Christian Chapman in his studio.
MAJOR PRIZE FOR THUNDER BAY ART GALLERY
Eleven paintings by Anishinaabe artist Christian Chapman acquired for the Thunder Bay Art Gallery’s collection, with support from the York Wilson Endowment Award.
“I’d like to thank the kweug who trusted me to create this body of work. These paintings have become a family. Keeping them together is a blessing,” says Chapman
This fall, with generous support from the York Wilson Endowment Award, the Thunder Bay Art Gallery welcomes 11 mixed-media paintings into its collection. The paintings are from the series Ziibaaska’iganagoodayan – The Jingle Dress by acclaimed Fort William First Nation artist Christian Chapman.
The works of art are bright and bold images of Anishinaabeg Kweug (Anishinaabe women) who are wearing their jingle dresses. These screen printed and acrylic on canvas pieces revel in Warholian colour and composition. Each dancer has her hands on her hips, staring into the camera with confidence and purpose. The women in the portraits are Chapman’s friends, family, and fellow artists.
“I’d like to thank the kweug who trusted me to create this body of work. These paintings have become a family. Keeping them together is a blessing,” says Chapman. “Chi-miigwech to the York Wilson Endowment Award. I’d equally like to thank the Thunder Bay Art Gallery for their efforts in acquiring the work.” By keeping this series of paintings in Thunder Bay, the Gallery aims to honour past, present, and future generations in the community.
Christian Chapman (b, 1975) is of Anishinabe heritage from Fort William First Nation, Ontario. He creates two-dimensional mixed-media artwork that fuses elements of painting, drawing and printmaking. The act of storytelling has been an important part of his life: it has informed him of his culture by shaping his identity, personal experiences, and worldview.

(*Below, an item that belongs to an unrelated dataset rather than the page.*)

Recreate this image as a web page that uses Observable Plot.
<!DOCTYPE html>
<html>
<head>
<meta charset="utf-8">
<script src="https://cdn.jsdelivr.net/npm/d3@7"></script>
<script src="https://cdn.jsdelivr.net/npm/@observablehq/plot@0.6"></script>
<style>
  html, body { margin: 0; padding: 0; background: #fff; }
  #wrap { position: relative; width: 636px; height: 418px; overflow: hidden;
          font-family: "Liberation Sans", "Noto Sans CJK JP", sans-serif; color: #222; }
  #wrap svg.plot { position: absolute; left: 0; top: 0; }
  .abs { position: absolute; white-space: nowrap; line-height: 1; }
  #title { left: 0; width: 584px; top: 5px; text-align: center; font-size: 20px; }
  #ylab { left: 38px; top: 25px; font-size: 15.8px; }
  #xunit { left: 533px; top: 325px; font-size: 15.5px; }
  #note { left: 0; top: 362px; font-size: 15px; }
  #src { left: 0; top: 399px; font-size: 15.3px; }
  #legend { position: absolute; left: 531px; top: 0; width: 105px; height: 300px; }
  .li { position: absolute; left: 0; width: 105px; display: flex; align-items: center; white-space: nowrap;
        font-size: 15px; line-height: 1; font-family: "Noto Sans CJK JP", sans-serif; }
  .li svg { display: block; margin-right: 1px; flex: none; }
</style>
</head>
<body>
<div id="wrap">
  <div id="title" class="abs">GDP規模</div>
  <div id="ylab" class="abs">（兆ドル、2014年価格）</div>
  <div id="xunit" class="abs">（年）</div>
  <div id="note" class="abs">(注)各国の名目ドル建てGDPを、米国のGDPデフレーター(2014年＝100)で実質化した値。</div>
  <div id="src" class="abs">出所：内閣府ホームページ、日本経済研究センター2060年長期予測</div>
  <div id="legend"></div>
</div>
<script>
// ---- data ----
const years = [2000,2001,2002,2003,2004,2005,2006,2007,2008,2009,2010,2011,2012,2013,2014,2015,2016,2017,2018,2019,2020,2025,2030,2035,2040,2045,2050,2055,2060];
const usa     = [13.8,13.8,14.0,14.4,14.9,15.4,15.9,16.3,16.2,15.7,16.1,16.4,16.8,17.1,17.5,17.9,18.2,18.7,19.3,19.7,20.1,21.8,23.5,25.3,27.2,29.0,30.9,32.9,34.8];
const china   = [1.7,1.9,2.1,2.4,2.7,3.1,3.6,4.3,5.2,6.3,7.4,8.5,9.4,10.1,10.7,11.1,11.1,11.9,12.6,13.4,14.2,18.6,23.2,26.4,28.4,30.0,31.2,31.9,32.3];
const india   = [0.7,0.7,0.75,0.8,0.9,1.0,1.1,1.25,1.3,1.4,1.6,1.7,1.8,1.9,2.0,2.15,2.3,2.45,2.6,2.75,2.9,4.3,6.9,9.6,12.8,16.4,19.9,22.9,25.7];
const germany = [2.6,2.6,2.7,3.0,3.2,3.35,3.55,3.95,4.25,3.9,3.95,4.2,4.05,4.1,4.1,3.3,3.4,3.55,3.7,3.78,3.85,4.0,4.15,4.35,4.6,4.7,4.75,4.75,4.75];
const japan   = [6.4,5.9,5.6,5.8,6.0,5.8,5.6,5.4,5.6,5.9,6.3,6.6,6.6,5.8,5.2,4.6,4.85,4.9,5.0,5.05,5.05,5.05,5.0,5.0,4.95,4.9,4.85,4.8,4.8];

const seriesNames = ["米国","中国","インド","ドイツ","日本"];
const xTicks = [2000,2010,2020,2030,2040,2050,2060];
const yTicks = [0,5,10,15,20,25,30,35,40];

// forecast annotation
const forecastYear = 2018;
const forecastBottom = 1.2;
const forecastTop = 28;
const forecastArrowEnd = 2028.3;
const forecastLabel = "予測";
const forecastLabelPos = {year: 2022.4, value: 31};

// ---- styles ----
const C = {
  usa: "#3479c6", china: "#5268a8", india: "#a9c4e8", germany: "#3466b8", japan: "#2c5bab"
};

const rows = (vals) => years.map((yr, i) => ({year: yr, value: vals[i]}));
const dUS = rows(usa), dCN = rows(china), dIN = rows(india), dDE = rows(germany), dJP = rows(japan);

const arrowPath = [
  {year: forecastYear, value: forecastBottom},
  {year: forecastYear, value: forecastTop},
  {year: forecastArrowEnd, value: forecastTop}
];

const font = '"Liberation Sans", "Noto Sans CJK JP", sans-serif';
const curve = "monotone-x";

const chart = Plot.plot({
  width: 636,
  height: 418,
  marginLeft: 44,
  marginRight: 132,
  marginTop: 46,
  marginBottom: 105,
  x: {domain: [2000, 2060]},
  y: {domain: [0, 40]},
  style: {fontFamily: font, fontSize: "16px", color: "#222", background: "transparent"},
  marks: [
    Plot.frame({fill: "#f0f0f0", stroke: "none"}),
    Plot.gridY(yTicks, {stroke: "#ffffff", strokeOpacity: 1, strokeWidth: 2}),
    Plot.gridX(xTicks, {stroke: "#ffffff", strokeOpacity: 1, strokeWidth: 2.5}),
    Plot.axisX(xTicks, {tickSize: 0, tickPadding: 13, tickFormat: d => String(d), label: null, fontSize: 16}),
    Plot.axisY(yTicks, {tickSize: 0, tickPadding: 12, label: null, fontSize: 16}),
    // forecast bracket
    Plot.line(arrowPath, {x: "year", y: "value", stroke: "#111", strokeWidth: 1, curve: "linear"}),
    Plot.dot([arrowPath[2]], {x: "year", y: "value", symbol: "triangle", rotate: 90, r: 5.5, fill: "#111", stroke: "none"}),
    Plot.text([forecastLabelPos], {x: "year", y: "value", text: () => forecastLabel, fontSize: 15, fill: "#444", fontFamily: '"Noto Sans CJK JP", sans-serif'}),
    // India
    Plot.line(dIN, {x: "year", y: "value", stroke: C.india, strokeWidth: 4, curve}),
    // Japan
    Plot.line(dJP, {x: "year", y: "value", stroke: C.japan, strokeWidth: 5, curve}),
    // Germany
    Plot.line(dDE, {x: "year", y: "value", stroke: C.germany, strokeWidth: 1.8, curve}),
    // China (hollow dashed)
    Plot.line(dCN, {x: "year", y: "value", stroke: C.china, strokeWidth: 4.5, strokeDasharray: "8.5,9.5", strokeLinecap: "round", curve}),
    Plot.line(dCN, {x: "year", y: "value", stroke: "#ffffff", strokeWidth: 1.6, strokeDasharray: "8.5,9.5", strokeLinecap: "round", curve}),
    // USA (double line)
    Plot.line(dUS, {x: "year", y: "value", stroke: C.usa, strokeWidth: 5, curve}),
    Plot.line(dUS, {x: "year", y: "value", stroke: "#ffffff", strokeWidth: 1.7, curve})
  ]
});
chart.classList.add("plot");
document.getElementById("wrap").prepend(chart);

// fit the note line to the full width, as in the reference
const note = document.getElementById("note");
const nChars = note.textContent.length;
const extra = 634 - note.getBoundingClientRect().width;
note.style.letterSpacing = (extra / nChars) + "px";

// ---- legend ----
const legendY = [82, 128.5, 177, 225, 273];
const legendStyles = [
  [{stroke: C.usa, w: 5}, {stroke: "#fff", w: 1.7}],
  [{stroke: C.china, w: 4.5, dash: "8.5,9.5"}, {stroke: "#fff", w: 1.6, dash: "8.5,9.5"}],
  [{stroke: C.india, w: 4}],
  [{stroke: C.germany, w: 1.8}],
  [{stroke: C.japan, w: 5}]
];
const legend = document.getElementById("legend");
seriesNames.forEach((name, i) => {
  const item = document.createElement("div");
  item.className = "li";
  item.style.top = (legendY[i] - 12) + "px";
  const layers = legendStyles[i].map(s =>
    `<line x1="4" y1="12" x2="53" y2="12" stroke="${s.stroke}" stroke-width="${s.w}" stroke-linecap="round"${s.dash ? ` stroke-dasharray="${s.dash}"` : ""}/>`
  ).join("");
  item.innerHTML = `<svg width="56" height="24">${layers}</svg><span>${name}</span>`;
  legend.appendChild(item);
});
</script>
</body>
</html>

“Chapman’s portraits are full of life, colour, and undeniable power. Bringing a series of this magnitude into our collection is important and exciting. We felt strongly about keeping Christian’s works in Thunder Bay, and we’re grateful and proud to do so,” says Penelope Smart, Curator. The Gallery will exhibit the series in 2023.
The York Wilson Endowment Award enables Canadian non-profit art museums and public art galleries to purchase original works by living, contemporary Canadian painters and sculptors. The endowment was established at the Canada Council for the Arts in 1997 to honour the contribution of Canadian painter York Wilson (1907-1984) to the field of visual art. This is the second time the Thunder Bay Art Gallery has been awarded the York Wilson Endowment Award.